Even the tech-types are now saying so.
Two recent Google studies suggest overlooking soft skills is to your detriment.
Top 7 soft skills for success
One study found that the key qualities of top employees are:
- being a good coach
- communicating and listening well
- possessing insights into others
- being supportive of co-workers
- having empathy toward co-workers
- being a problem solver; and
- being able to make connections between complex ideas
By the way, STEM skills (science, technology, engineering and mathematics), came in 8th.
The second Google study, which analyzed data on what makes a successful team, revealed that the company’s most important and productive new ideas come from teams comprised of employees who don’t always have to be the smartest people in the room.
In other words, the best teams exhibit a range of soft skills: empathy, emotional intelligence, generosity, curiosity toward your teammates and emotional safety, which topped the list.

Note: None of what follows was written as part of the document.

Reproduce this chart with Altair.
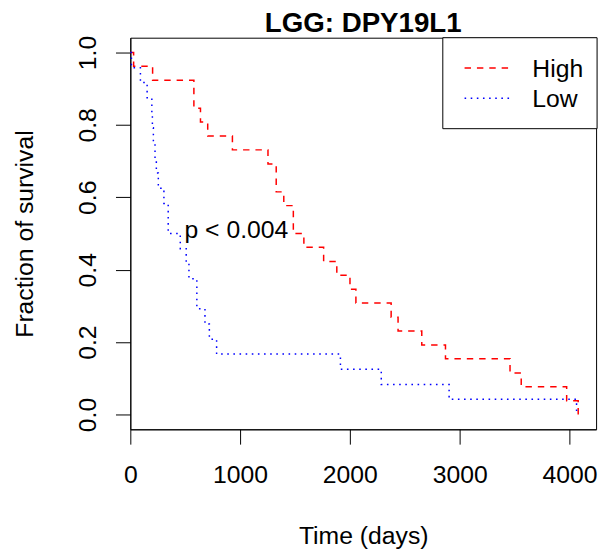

Here’s how to instill these soft skills in your own team.
First, provide a safe space
By creating a safe environment – which Simon Sinek, author of Leaders Eat Last: Why Some Teams Pull Together and Others Don’t, calls a “circle of safety” – you’ll make team members feel secure.
In this type of environment, you extend the “circle,” says Sinek, to include all team members. You’re asking all their opinions and encouraging their ideas.

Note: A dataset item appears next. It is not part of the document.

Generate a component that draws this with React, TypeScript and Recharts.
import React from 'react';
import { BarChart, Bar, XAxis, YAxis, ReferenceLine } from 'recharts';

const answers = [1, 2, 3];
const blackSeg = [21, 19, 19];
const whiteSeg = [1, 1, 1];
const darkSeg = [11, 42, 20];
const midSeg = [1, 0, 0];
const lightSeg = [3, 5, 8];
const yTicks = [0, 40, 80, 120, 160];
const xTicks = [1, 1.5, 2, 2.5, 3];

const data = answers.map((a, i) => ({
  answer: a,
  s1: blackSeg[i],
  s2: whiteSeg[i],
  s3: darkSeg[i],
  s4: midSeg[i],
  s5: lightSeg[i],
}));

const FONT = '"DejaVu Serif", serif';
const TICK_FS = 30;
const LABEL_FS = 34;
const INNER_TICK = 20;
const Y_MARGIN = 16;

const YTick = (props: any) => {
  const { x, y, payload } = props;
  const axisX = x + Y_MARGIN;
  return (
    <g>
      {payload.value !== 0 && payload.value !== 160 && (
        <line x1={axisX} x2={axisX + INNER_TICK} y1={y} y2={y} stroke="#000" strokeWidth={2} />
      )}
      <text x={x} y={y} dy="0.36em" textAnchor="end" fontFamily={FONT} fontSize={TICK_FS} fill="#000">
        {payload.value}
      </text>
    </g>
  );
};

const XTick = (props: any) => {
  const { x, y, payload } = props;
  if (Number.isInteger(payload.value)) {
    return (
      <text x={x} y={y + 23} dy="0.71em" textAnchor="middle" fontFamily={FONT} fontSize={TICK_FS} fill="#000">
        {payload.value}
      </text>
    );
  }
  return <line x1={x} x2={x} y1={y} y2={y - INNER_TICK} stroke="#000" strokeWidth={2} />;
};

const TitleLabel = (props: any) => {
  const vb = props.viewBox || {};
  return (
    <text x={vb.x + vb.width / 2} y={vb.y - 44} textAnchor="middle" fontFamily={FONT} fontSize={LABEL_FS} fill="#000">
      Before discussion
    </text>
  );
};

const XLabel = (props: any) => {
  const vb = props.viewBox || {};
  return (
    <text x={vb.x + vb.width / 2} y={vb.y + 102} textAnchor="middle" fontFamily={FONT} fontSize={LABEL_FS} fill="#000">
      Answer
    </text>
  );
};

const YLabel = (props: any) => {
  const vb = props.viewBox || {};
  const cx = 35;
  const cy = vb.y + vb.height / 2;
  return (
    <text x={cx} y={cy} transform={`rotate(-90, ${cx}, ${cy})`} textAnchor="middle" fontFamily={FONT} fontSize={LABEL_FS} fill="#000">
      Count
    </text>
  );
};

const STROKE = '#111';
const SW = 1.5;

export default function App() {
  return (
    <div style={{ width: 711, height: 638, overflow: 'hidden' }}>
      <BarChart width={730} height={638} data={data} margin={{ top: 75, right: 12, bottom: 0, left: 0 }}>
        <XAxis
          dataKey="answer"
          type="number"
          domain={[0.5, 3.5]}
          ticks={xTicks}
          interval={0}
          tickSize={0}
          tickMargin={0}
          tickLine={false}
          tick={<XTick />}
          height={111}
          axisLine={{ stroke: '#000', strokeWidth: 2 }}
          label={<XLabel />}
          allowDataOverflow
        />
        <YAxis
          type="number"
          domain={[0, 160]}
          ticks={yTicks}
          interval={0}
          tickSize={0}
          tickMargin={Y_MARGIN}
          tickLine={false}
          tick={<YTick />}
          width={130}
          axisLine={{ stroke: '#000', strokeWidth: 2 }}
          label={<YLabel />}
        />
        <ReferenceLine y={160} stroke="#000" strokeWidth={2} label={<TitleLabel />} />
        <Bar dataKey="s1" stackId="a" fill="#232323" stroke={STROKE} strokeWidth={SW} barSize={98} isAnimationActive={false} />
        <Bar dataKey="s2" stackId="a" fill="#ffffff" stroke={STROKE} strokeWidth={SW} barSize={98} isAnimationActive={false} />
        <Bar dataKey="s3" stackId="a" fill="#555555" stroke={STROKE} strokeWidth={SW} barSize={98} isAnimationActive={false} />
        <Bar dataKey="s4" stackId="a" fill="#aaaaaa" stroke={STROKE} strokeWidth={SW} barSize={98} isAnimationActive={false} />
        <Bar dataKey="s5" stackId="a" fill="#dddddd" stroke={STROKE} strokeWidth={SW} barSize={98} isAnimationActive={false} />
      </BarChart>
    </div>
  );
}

In this setting, team members will collaborate and feel comfortable bringing forth their ideas, without feeling insecure or embarrassed.

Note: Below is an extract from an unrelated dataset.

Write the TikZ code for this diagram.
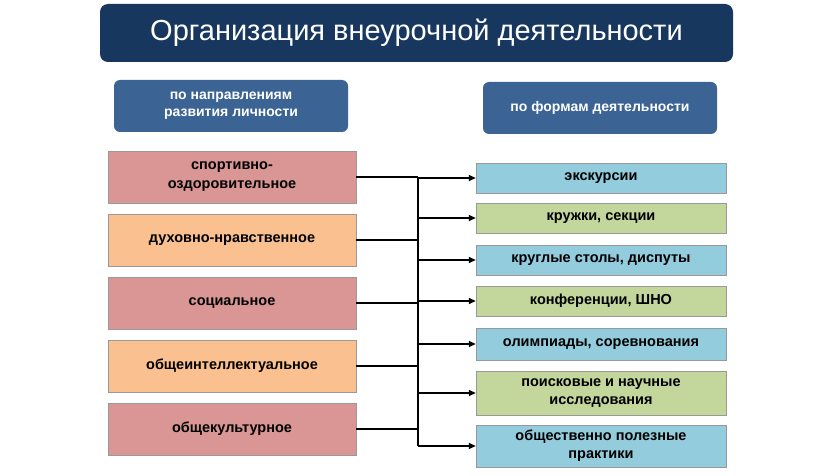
\documentclass[tikz,border=0pt]{standalone}
\usepackage{fontspec}
\setmainfont{Liberation Sans}
\usetikzlibrary{arrows.meta,calc}
\definecolor{navy}{HTML}{17375E}
\definecolor{steel}{HTML}{3B6394}
\definecolor{rose}{HTML}{D99694}
\definecolor{peach}{HTML}{FAC08F}
\definecolor{sky}{HTML}{93CDDD}
\definecolor{leaf}{HTML}{C3D69B}
\tikzset{hd/.style={rounded corners=6pt,fill=steel,text=white,font=\fontsize{14}{17}\selectfont\bfseries,align=center,minimum width=234pt,minimum height=52pt,inner sep=0pt}}
\tikzset{lb/.style={draw=gray!80,fill=#1,font=\fontsize{14.5}{19}\selectfont\bfseries,align=center,minimum width=248pt,minimum height=52pt,inner sep=0pt}}
\tikzset{rb/.style={draw=gray!80,fill=#1,font=\fontsize{14.5}{18}\selectfont\bfseries,align=center,minimum width=250pt,inner sep=0pt}}
\tikzset{ar/.style={-{Triangle[length=7pt,width=6pt]},line width=1.8pt}}
\begin{document}
\begin{tikzpicture}[x=1pt,y=-1pt]
  \useasboundingbox (0,0) rectangle (836,476);
  \node [rounded corners=8pt,fill=navy,text=white,font=\fontsize{29}{32}\selectfont,minimum width=633pt,minimum height=58pt] (title) at (416.5,33) {Организация внеурочной деятельности};
  \node [hd] (hl) at (231,106) {по направлениям\\развития личности};
  \node [hd] (hr) at (600,108) {по формам деятельности};
  % left column
  \node [lb=rose]  (l1) at (232,177) {спортивно-\\оздоровительное};
  \node [lb=peach] (l2) at (232,240) {духовно-нравственное};
  \node [lb=rose]  (l3) at (232,303) {социальное};
  \node [lb=peach] (l4) at (232,366) {общеинтеллектуальное};
  \node [lb=rose]  (l5) at (232,429) {общекультурное};
  % right column
  \node [rb=sky,minimum height=30pt]  (r1) at (601,178) {экскурсии};
  \node [rb=leaf,minimum height=30pt] (r2) at (601,218) {кружки, секции};
  \node [rb=sky,minimum height=30pt]  (r3) at (601,260) {круглые столы, диспуты};
  \node [rb=leaf,minimum height=30pt] (r4) at (601,301) {конференции, ШНО};
  \node [rb=sky,minimum height=32pt]  (r5) at (601,344) {олимпиады, соревнования};
  \node [rb=leaf,minimum height=44pt] (r6) at (601,393) {поисковые и научные\\исследования};
  \node [rb=sky,minimum height=42pt]  (r7) at (601,446) {общественно полезные\\практики};
  % bus
  \coordinate (top) at (418,177);
  \coordinate (bot) at (418,446);
  \draw [line width=1.8pt] (top) -- (bot);
  \foreach \i in {1,...,5}
    \draw [line width=1.8pt] (l\i.east) -- (l\i.east -| top);
  \foreach \i in {1,...,7}
    \draw [ar] (r\i.west -| top) -- (r\i.west);
\end{tikzpicture}
\end{document}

It’s an environment where employees can practice soft skills they may need to work on, says Paul Sebastien, VP, Udemy for Business. “Encourage all employees to share personal successes as well as failures, so others can learn from these victories and shortcomings.”
Soft skills: Hard to teach, but . . .
Managers should take every opportunity to improve their employee’s people skills.
Soft skills “won’t come as naturally to someone who’s currently struggling with it,” says Alison Green, who writes the Ask a Manager blog, so take time to clearly describe what you’d like them to do differently.
“You might tell the employee that when talking to non-technical people, she should stop using jargon, focus more on outcomes than process and check for understanding,” says Green.
It’s “especially important,” she says, to check up on that employee. “If you notice the person making the changes you asked for, it’s key to recognize it.”
Lead by example
Every company has its own unique culture and work environment, which every manager needs to establish. Whatever yours is, it needs to be communicated to every member of your team.
If you value teamwork and collaboration, “the newer employees will naturally start to inherit these very important traits,” says Ed Mitzen, founder, Fingerpaint Marketing.
Soft skills are “something you learn by doing, and you have to live it to learn it,” said Jaclyn Ciamillo, global partnership director, Hyper Island.
“If you are a good example and live by the culture you want to establish,” she says, “your workers will follow.”